> [The task]: A verbatim copy is needed of the lines from the one containing "Clone this diagram in TikZ." down to the one containing "fill=omfill, draw=omline] (om)", inclusive. Print it with no pictures.

## Begin Information given

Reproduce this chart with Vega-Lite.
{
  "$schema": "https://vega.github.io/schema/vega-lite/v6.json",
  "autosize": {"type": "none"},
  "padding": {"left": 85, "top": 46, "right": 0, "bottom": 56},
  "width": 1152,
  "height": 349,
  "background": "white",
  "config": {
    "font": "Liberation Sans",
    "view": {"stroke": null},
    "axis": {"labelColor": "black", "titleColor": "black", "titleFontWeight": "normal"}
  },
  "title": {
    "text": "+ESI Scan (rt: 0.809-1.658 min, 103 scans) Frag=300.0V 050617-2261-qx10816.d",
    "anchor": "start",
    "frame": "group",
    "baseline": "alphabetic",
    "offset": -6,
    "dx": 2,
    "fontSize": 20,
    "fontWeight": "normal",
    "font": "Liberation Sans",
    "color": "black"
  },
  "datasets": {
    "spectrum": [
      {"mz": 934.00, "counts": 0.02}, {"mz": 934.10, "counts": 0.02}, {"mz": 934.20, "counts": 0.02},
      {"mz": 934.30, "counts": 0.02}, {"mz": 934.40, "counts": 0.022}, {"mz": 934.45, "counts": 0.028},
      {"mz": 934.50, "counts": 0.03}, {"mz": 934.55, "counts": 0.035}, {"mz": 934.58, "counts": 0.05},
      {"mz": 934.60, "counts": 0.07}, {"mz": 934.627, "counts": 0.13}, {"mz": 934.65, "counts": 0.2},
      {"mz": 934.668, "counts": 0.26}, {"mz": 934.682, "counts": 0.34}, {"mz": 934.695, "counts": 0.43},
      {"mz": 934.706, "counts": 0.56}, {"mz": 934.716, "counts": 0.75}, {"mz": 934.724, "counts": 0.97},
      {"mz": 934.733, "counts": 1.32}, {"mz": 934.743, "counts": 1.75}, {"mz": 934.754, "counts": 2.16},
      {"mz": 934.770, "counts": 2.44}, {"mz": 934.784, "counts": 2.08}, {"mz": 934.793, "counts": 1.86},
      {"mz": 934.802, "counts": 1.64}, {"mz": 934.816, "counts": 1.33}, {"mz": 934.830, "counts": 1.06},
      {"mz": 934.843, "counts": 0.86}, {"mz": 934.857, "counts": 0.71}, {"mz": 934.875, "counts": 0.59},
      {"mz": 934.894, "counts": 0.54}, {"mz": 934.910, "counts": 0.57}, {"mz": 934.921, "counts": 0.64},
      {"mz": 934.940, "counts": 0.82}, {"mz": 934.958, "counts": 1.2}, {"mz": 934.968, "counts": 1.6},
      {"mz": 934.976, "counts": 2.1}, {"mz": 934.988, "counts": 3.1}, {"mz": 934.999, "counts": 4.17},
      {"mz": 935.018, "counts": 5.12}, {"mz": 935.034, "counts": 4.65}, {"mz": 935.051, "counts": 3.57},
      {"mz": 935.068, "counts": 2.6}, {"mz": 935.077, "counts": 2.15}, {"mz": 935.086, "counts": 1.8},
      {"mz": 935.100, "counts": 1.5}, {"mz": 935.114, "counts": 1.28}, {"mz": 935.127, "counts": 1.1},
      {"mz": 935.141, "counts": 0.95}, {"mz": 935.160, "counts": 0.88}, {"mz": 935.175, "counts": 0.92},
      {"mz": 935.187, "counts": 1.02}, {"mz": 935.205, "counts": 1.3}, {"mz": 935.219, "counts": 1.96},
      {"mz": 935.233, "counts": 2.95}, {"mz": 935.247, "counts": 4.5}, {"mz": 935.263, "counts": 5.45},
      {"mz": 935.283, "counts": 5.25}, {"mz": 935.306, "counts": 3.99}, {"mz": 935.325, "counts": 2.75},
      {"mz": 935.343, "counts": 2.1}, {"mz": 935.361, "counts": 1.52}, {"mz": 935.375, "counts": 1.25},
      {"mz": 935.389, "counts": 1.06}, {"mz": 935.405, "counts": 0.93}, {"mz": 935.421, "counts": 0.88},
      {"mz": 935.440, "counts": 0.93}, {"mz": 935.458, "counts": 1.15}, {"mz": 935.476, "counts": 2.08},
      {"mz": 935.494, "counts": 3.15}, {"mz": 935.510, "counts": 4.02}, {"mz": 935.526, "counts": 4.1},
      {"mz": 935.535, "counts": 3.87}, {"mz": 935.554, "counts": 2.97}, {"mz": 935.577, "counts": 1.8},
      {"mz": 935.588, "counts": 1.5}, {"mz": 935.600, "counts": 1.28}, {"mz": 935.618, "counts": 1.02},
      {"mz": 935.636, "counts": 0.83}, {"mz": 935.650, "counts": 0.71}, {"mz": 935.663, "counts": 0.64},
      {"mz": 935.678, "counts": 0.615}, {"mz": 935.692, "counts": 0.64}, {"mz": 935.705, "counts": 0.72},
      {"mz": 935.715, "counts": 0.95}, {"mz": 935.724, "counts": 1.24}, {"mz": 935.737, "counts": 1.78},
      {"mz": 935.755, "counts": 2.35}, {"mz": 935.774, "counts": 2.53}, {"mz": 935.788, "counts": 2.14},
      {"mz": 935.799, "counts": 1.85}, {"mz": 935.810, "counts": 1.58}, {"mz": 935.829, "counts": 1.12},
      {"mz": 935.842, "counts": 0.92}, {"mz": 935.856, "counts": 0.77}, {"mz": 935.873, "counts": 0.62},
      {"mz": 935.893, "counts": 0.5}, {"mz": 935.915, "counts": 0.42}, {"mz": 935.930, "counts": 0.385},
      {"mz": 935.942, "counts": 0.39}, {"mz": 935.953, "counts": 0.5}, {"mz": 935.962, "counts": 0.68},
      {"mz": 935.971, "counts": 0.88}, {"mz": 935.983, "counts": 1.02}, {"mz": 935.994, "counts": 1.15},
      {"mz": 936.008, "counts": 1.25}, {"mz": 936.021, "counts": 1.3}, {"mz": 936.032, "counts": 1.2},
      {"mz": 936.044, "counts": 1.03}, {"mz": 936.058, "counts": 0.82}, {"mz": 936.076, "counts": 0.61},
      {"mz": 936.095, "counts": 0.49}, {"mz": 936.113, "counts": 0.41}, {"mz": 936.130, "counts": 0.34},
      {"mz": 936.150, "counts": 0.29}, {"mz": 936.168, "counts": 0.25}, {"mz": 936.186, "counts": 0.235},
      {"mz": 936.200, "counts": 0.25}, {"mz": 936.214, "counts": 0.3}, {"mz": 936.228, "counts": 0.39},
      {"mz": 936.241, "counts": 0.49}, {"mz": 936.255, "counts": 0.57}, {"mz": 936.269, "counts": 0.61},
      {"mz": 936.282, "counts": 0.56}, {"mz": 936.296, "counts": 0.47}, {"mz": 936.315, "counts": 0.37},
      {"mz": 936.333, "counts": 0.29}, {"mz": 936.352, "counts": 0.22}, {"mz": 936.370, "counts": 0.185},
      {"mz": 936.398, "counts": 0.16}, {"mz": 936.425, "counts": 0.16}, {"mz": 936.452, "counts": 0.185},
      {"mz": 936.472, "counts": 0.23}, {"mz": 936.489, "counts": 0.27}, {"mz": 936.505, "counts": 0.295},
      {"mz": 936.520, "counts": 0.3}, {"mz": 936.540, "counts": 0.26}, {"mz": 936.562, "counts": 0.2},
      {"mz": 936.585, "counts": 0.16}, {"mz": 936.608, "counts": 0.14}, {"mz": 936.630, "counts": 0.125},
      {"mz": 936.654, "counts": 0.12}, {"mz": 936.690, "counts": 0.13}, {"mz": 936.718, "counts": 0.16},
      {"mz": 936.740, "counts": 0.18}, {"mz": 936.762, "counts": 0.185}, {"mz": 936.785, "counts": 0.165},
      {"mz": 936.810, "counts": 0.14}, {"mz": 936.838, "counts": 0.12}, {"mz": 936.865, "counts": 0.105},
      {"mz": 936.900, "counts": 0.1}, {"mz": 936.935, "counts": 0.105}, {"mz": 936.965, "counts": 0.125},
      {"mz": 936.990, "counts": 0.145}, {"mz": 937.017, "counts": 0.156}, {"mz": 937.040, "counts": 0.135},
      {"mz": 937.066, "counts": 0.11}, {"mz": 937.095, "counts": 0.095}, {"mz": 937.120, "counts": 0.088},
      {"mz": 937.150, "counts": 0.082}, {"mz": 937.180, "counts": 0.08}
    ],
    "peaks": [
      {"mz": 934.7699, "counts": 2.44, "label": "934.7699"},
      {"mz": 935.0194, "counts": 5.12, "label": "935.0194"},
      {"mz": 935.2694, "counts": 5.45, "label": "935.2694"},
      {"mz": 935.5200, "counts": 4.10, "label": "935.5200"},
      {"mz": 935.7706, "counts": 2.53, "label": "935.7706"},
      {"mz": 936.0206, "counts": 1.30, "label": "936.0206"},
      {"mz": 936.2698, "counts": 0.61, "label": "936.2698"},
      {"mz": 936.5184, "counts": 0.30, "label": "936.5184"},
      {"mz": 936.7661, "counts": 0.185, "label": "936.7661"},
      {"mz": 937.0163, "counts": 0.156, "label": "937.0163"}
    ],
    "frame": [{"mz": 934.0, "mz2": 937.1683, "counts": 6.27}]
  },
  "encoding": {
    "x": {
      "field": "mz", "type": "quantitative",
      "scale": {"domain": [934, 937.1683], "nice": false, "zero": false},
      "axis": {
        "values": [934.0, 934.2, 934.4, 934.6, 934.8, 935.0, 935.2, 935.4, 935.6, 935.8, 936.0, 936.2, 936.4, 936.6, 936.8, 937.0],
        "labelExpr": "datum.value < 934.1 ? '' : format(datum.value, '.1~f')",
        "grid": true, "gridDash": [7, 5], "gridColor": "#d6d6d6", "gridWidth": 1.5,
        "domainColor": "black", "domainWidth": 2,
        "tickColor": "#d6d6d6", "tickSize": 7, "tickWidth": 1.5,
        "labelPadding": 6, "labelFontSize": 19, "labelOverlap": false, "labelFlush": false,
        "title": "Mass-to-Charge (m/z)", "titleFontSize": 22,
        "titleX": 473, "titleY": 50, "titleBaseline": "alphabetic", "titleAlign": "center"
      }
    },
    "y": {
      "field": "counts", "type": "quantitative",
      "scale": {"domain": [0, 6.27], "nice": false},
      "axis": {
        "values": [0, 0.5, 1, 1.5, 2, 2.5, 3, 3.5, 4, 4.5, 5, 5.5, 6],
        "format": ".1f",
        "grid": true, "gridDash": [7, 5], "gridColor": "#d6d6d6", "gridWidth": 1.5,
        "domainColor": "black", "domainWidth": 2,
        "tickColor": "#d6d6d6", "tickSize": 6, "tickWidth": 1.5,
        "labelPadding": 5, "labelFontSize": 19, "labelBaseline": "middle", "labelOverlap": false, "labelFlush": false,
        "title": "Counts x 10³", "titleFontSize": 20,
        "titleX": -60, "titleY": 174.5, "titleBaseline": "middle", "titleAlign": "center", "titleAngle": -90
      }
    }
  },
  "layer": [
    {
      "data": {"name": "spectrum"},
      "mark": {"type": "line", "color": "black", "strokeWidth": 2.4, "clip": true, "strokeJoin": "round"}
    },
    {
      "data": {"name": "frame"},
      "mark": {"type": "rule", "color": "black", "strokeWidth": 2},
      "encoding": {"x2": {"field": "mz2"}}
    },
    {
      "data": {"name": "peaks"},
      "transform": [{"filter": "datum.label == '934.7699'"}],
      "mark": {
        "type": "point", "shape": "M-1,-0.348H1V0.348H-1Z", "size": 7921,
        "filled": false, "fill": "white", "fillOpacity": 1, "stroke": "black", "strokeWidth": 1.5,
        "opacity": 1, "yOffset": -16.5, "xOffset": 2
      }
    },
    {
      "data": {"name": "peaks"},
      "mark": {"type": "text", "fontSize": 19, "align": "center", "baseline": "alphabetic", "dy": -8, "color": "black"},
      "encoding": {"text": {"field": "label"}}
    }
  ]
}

## End Information given
## Begin Information given

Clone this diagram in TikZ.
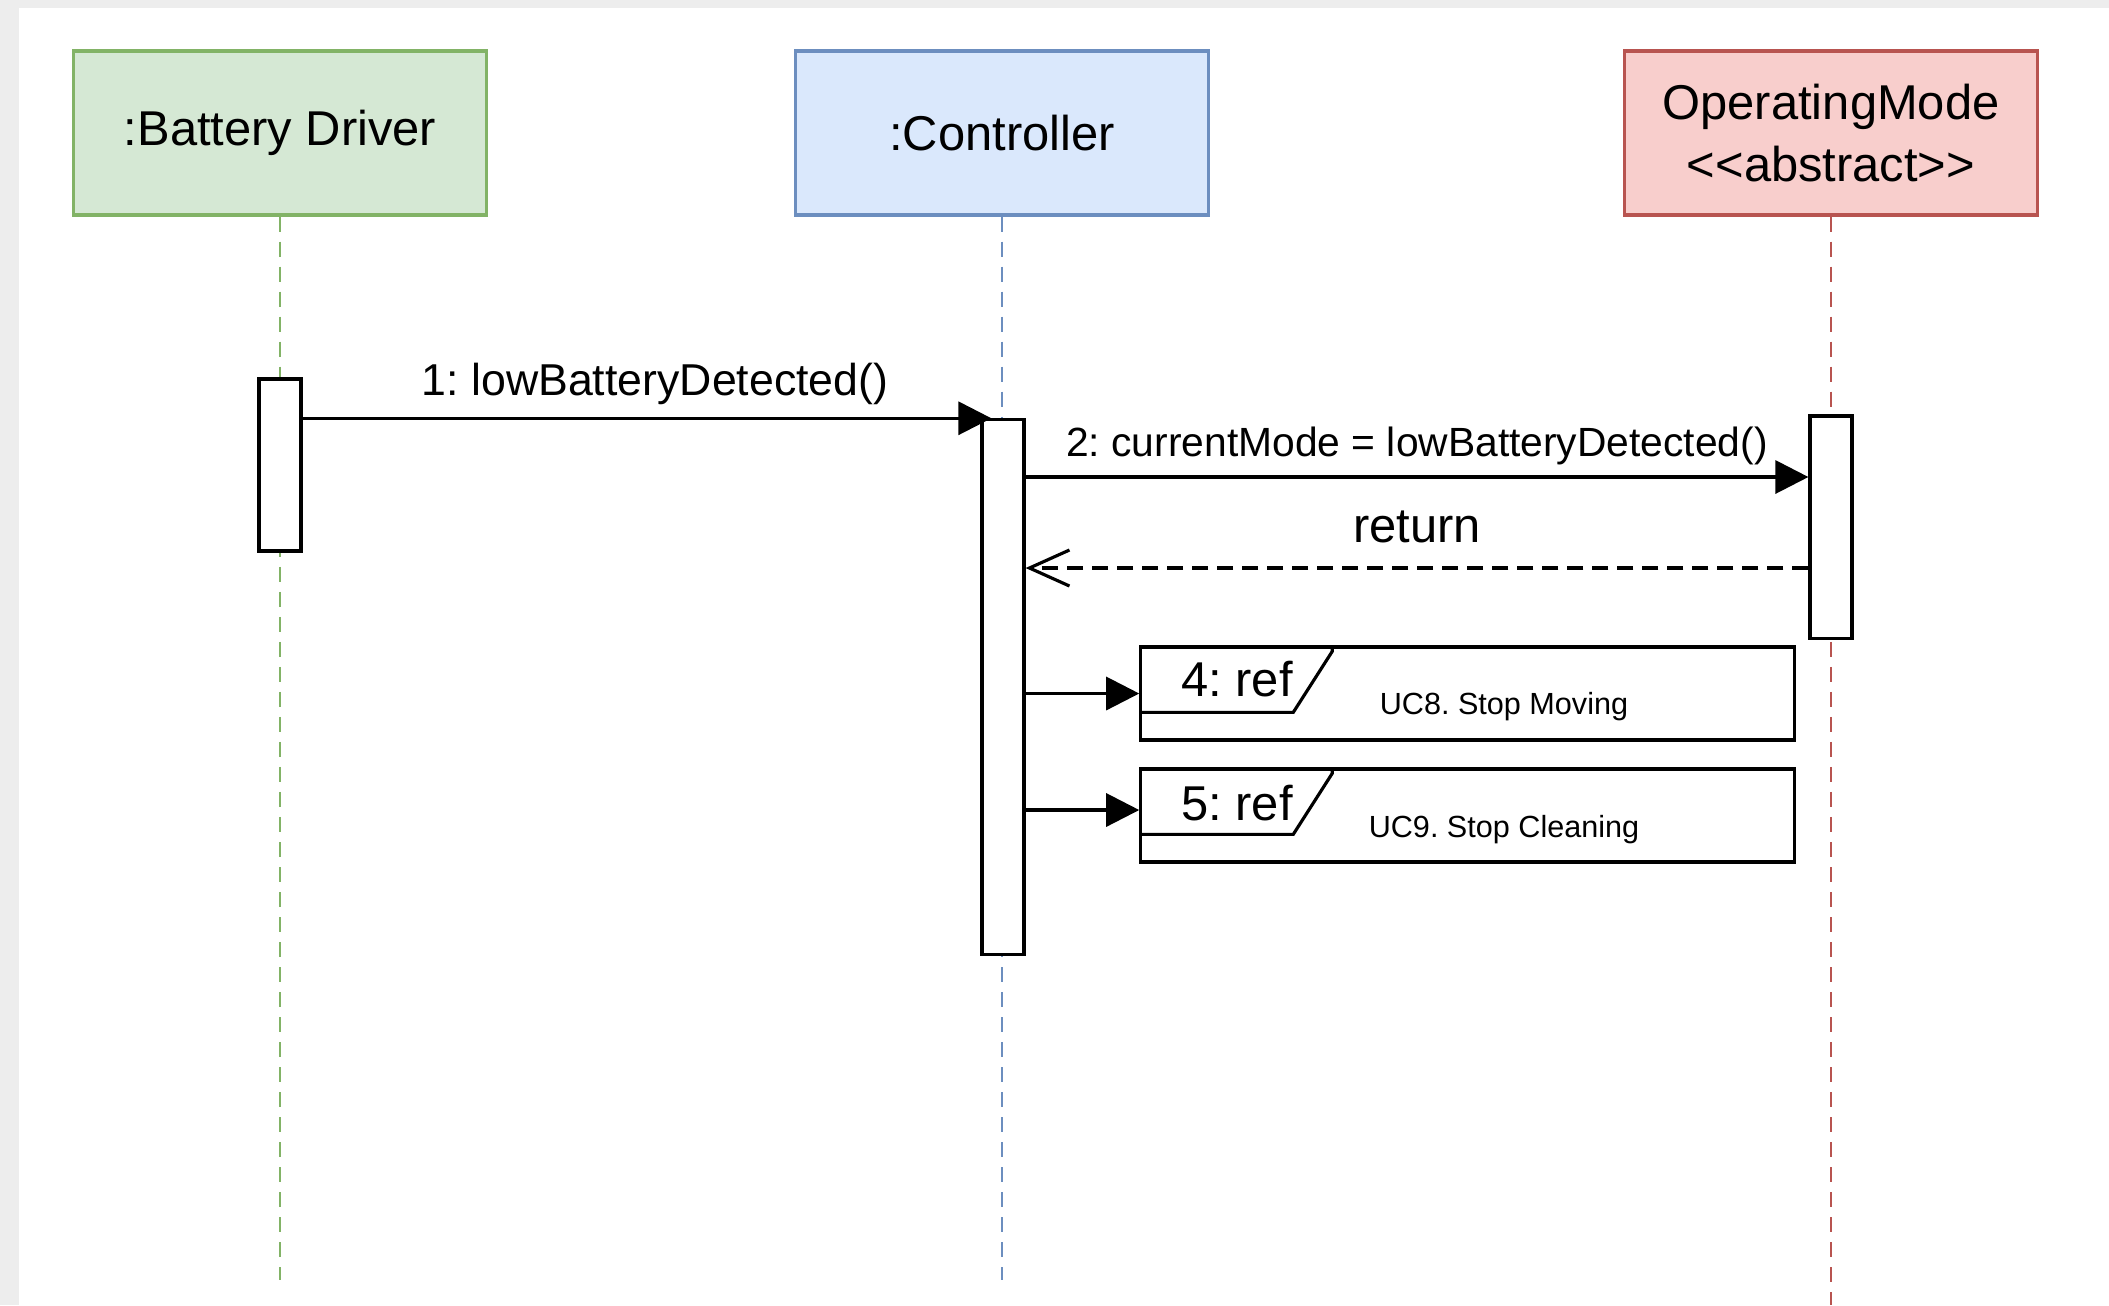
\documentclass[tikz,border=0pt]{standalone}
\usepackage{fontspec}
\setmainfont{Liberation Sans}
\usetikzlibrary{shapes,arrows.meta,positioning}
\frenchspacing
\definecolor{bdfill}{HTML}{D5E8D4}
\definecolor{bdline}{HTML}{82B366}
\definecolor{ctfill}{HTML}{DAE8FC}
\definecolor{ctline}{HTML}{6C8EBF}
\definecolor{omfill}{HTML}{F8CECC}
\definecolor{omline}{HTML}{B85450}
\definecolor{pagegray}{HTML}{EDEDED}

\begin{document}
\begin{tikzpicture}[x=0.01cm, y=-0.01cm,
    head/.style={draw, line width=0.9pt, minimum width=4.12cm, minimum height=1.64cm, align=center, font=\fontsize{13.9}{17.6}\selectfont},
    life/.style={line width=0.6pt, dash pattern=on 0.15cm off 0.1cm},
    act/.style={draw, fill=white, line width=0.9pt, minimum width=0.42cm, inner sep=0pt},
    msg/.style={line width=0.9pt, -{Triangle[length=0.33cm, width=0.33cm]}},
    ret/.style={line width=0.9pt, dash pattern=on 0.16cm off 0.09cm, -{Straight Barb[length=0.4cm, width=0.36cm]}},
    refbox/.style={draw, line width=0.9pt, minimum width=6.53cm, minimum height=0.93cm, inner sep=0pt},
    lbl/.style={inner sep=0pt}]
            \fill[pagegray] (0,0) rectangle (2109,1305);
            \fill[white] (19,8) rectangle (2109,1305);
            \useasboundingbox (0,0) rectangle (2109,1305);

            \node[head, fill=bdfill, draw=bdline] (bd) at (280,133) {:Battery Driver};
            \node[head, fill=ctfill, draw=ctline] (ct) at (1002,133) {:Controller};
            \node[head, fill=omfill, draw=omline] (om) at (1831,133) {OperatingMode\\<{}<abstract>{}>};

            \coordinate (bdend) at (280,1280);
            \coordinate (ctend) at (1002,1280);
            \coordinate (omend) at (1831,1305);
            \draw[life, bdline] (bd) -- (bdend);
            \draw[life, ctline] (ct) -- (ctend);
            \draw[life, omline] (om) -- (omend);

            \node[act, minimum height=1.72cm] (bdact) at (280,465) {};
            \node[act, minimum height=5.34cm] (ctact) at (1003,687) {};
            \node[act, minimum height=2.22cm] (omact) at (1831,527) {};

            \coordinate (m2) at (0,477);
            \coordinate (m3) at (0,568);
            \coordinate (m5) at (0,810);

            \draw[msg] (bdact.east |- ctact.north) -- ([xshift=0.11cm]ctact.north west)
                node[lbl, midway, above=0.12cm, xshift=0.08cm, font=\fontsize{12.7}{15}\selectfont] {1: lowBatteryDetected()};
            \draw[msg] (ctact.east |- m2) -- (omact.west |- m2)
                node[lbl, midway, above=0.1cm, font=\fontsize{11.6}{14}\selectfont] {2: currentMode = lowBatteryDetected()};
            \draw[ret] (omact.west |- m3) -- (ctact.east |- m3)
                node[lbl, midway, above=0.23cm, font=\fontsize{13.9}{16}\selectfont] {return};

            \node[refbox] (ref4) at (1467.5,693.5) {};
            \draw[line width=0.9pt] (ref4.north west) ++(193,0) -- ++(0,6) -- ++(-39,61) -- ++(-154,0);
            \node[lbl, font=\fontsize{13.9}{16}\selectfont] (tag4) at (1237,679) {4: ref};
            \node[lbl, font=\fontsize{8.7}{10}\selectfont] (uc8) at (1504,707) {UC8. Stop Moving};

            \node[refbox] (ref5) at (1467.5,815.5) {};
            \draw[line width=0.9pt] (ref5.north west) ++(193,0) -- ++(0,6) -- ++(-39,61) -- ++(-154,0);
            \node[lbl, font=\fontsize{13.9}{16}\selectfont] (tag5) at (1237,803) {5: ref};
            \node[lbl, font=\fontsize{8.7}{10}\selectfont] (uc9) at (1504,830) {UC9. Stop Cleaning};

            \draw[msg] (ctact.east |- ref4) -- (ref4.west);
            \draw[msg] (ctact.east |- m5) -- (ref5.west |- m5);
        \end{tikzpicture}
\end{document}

## End Information given

> [Solution]:
Clone this diagram in TikZ.
\documentclass[tikz,border=0pt]{standalone}
\usepackage{fontspec}
\setmainfont{Liberation Sans}
\usetikzlibrary{shapes,arrows.meta,positioning}
\frenchspacing
\definecolor{bdfill}{HTML}{D5E8D4}
\definecolor{bdline}{HTML}{82B366}
\definecolor{ctfill}{HTML}{DAE8FC}
\definecolor{ctline}{HTML}{6C8EBF}
\definecolor{omfill}{HTML}{F8CECC}
\definecolor{omline}{HTML}{B85450}
\definecolor{pagegray}{HTML}{EDEDED}

\begin{document}
\begin{tikzpicture}[x=0.01cm, y=-0.01cm,
    head/.style={draw, line width=0.9pt, minimum width=4.12cm, minimum height=1.64cm, align=center, font=\fontsize{13.9}{17.6}\selectfont},
    life/.style={line width=0.6pt, dash pattern=on 0.15cm off 0.1cm},
    act/.style={draw, fill=white, line width=0.9pt, minimum width=0.42cm, inner sep=0pt},
    msg/.style={line width=0.9pt, -{Triangle[length=0.33cm, width=0.33cm]}},
    ret/.style={line width=0.9pt, dash pattern=on 0.16cm off 0.09cm, -{Straight Barb[length=0.4cm, width=0.36cm]}},
    refbox/.style={draw, line width=0.9pt, minimum width=6.53cm, minimum height=0.93cm, inner sep=0pt},
    lbl/.style={inner sep=0pt}]
            \fill[pagegray] (0,0) rectangle (2109,1305);
            \fill[white] (19,8) rectangle (2109,1305);
            \useasboundingbox (0,0) rectangle (2109,1305);

            \node[head, fill=bdfill, draw=bdline] (bd) at (280,133) {:Battery Driver};
            \node[head, fill=ctfill, draw=ctline] (ct) at (1002,133) {:Controller};
            \node[head, fill=omfill, draw=omline] (om) at (1831,133) {OperatingMode\\<{}<abstract>{}>};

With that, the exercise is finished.